I blame the giant rooster from my childhood who survived the coyote attack that killed the rest of the chickens. He got some sort of post trauma injury and would attack us if we went in; even if you didn’t go in he would stare at you with eyes that I’m pretty sure glowed red and that would bore through to your soul if you stood outside the coop too long. Terrifying.
In any event, because of this jumpiness people might be surprised to learn that I’m becoming quite an ornithologist. The favorite things I’ve seen this week is the mating pair of mallard ducks that have moved into our little pond. I’ve made up whole stories about why they’ve moved to the country to get away from it all. The two of them sat quietly down there all week, every time I would drive in they would be sitting side by side watching the world go by. I’ve also been a little jealous that Joel and the kids spotted an owl of some sort the other day. We’ve narrowed it down to a Great Gray or an adolescent Snowy Owl. Yellow eyes and lack of tufts narrow it down to those. Our little bird feeder has become a favorite spot for all sorts of song birds and I chased away a woodpecker from my deck this week too.
This week we’ve also watched the land erupt with all kinds of kids, all over this place. Thursday night we seriously enjoyed hosting several care groups and once again realized how hard it is to be a teenager. Especially a teenager with disability. I watched a group of four girls talk about their experiences with a boy at school and the hostility he treats them with, the mock attention he gives, their perception is so skewed. It makes me want to stand up and shout at someone. Instead we invite them here. We try to live out family life well in front of them.
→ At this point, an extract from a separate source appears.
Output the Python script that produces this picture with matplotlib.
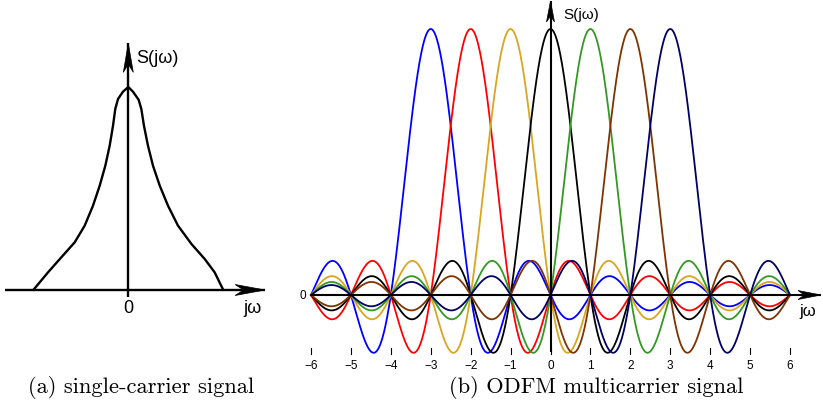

Loving our children first even in the midst of all the chaos that is happening around us…could this be the first time they’ve seen a functional family? Could we light a small fire that they could warm themselves beside? Could that carry them through the week ahead? We hope so and as we watch care group leaders full of grace and patience I’m almost sure of it. Last night Joel spoke at church and about half way through the evening my throat stopped up as I saw afresh the passion with which he speaks of his call to the oppressed youth of our community.
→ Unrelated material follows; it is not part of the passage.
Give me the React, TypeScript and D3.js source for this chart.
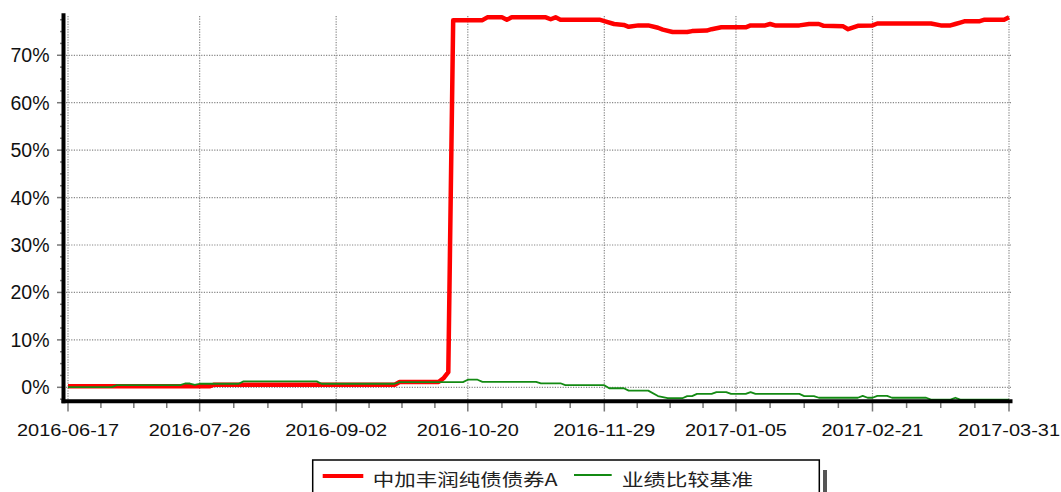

I’m a little scared of marginalized teenagers to be honest. Its different from birds though…teenagers are much more beautiful face to face, one on one, if you dare get close enough.
Jesus didn’t say very often “thou shalt not” but he said an awful lot of “there was a man” and he told story and people listened well.
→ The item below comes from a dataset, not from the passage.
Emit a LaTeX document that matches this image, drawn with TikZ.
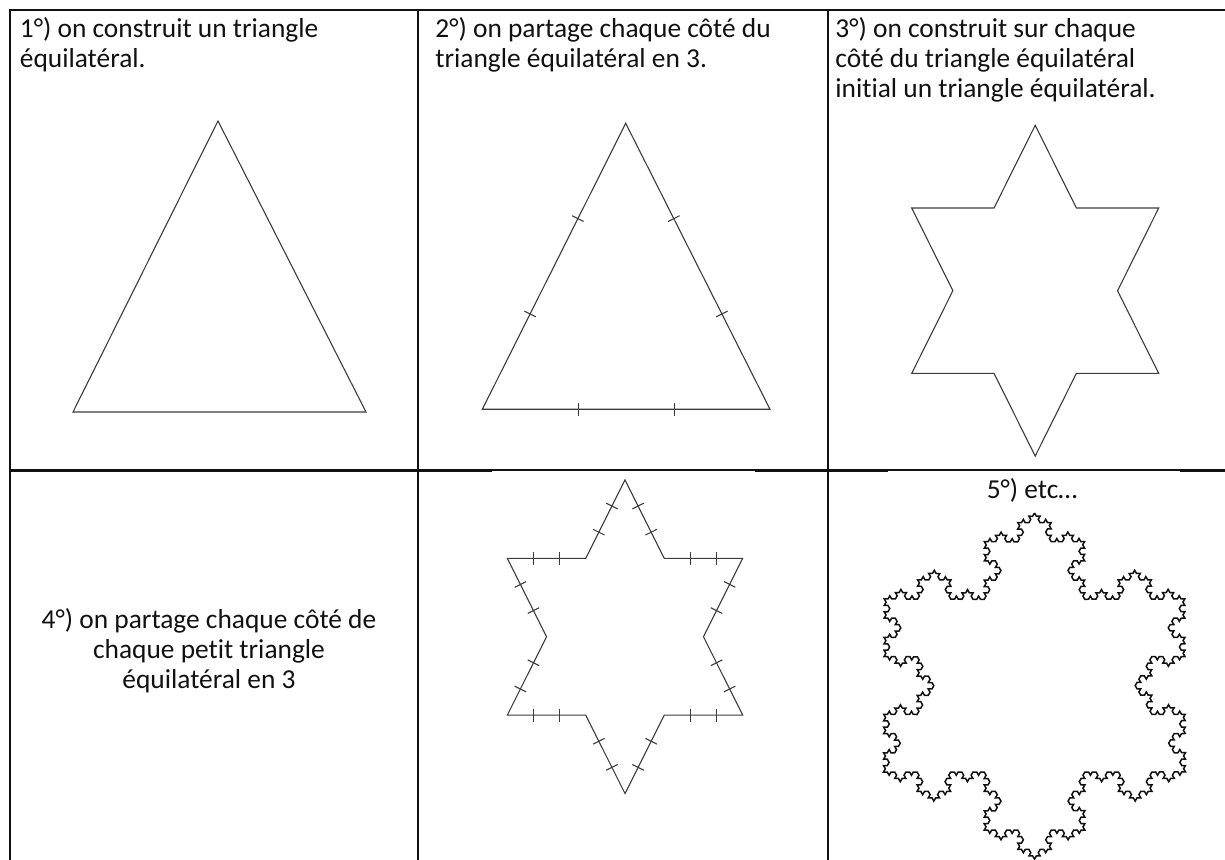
\documentclass[tikz,border=0pt]{standalone}
\usepackage{fontspec}
\setmainfont{Carlito}[Ligatures=NoCommon]
\usepackage{tikz}
\usetikzlibrary{calc, decorations.markings, decorations.fractals}
\definecolor{cInk}{HTML}{111111}
\definecolor{cFig}{HTML}{3c3c3c}
\tikzset{
  rule/.style={draw=cInk, line width=1.4pt},
  thinrule/.style={draw=cInk, line width=0.6pt},
  figline/.style={draw=cFig, line width=0.55pt, line join=miter},
  flake/.style={draw=cInk, line width=0.75pt, decoration=Koch snowflake},
  thirds/.style={postaction={decorate}, decoration={markings,
      mark=at position 0.3333 with {\draw[figline] (0,-3.2pt) -- (0,3.2pt);},
      mark=at position 0.6667 with {\draw[figline] (0,-3.2pt) -- (0,3.2pt);}}},
  caption/.style={font=\fontsize{13.7}{15}\selectfont, text=cInk, inner sep=0pt},
}
% six-pointed star: prefix, centre x, centre y, third of half width, half height
\newcommand{\hexapoints}[5]{%
  \coordinate (#1-1)  at (#2,      #3-2*#5);
  \coordinate (#1-2)  at (#2+#4,   #3-#5);
  \coordinate (#1-3)  at (#2+3*#4, #3-#5);
  \coordinate (#1-4)  at (#2+2*#4, #3);
  \coordinate (#1-5)  at (#2+3*#4, #3+#5);
  \coordinate (#1-6)  at (#2+#4,   #3+#5);
  \coordinate (#1-7)  at (#2,      #3+2*#5);
  \coordinate (#1-8)  at (#2-#4,   #3+#5);
  \coordinate (#1-9)  at (#2-3*#4, #3+#5);
  \coordinate (#1-10) at (#2-2*#4, #3);
  \coordinate (#1-11) at (#2-3*#4, #3-#5);
  \coordinate (#1-12) at (#2-#4,   #3-#5);
}
\begin{document}
\begin{tikzpicture}[x=0.5pt, y=-0.5pt]
\useasboundingbox (0,0) rectangle (1225,860);

% ===================== table =====================
\draw[rule] (1228,10) -- (10,10) -- (10,866);
\draw[rule] (418,10) -- (418,866);
\draw[rule] (828,10) -- (828,866);
\draw[rule] (10,470.7) -- (492,470.7);
\draw[thinrule] (492,470) -- (755,470);
\draw[rule] (755,470.7) -- (888,470.7);
\draw[thinrule] (888,470) -- (1180,470);
\draw[rule] (1180,470.7) -- (1228,470.7);

% ===================== texts (base = last line) =====================
\node[caption, anchor=base west, align=left] (txt1) at (19.5,68)
     {1°) on construit un triangle\\équilatéral.};
\node[caption, anchor=base west, align=left] (txt2) at (435,68)
     {2°) on partage chaque côté du\\triangle équilatéral en 3.};
\node[caption, anchor=base west, align=left] (txt3) at (835,98)
     {3°) on construit sur chaque\\côté du triangle équilatéral\\initial un triangle équilatéral.};
\node[caption, anchor=base, align=center] (txt4) at (209,688)
     {4°) on partage chaque côté de\\chaque petit triangle\\équilatéral en 3};
\node[caption, anchor=base] (txt5) at (1032,499) {5°) etc…};

% ===================== step 1 =====================
\coordinate (t1a) at (218,121);
\coordinate (t1b) at (366,412);
\coordinate (t1c) at (73,412);
\draw[figline] (t1a) -- (t1b) -- (t1c) -- cycle;

% ===================== step 2 =====================
\coordinate (t2a) at (625.7,123.3);
\coordinate (t2b) at (770,409.3);
\coordinate (t2c) at (482.3,409.3);
\draw[figline] (t2a) -- (t2b) -- (t2c) -- cycle;
\foreach \p/\q in {t2a/t2b, t2b/t2c, t2c/t2a}
  \path[thirds] (\p) -- (\q);

% ===================== step 3 =====================
\hexapoints{s1}{1035.2}{290.7}{41.17}{82.7}
\draw[figline] (s1-1) \foreach \i in {2,...,12}{ -- (s1-\i)} -- cycle;

% ===================== step 4 =====================
\hexapoints{s2}{625}{636.7}{39.23}{78.4}
\draw[figline] (s2-1) \foreach \i in {2,...,12}{ -- (s2-\i)} -- cycle;
\foreach \i [remember=\i as \j (initially 12)] in {1,...,12}
  \path[thirds] (s2-\j) -- (s2-\i);

% ===================== step 5 =====================
\coordinate (k1) at (1034.5,513);
\coordinate (k2) at (1185.5,772);
\coordinate (k3) at (883.5,772);
\draw[flake] decorate{decorate{decorate{decorate{(k1) -- (k2) -- (k3) -- (k1)}}}};

\end{tikzpicture}
\end{document}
And last night we listened well too…
Bea is 87. She throws her head back when she laughs and she talks about peace making and raising babies while her husband was at war. She paints pictures and the donates them to our youth group and by the end of the night she says “don’t worry about my name, you can just call me grandma if you want to”. And I say “this is a woman who knows how to pray” and the girls write their names because who could pass the opportunity to add your name to a list like that?
Teena has been married for thirty years and she talks about how her story started. Her voice is lyrical and her eyes dance and none of us can look away. I wish she could just keep talking. I wish I could sit and hear her story from start to finish and in that I could hear, how it is, that one walks with passion and joy even in the mundane and sad. She knows.
The girls tell their stories and they are wise too and we learn from them and we remember how hard it is to be a teenager and how brave and courageous they are for living for Jesus even now.
I listen to the next table over and Fay and Janice speak gentle and loving and their voices lilt to me and calm me from here. Their eyes are both soft as they listen intent and they cover over all the words with love and they tuck their words in around the edges with moments of laughter. I watch them exchange prayer requests and emails and none of this is planned. They join hands around the table and they hold each other up and I know that this will be a sign post night for the girls gathered at table two.
I hear great questions from table three. Bonnie, Kendra, Rachel and Ashley sprinkle over the answers with wise and they shake their story over the top. The stories all weave together and we are one Body here and Great Story teller is making this body dance.
So where are you telling your story? If you aren’t, you must. There is something about standing back from your life and holding it at arm’s length that helps you to see the truth of it. Helps you to see Gods fingers in it. Sometimes you don’t even know the theme of your story until you say it out loud. Sometimes the miracle of a God led life drizzles off and settles in a puddle if you aren’t sharing it.
Thanks for letting me tell my story here…I look forward to hearing yours. And shyly…cautiously…I ask that I be able to start telling my stories more broadly? Maybe, just maybe God could use this girl to share His stories with more women? More girls? I don’t know…but if he should. I’d be willing. I am applying for a scholarship to “She Speaks” … A conference all about women telling their stories to build the kingdom of Jesus.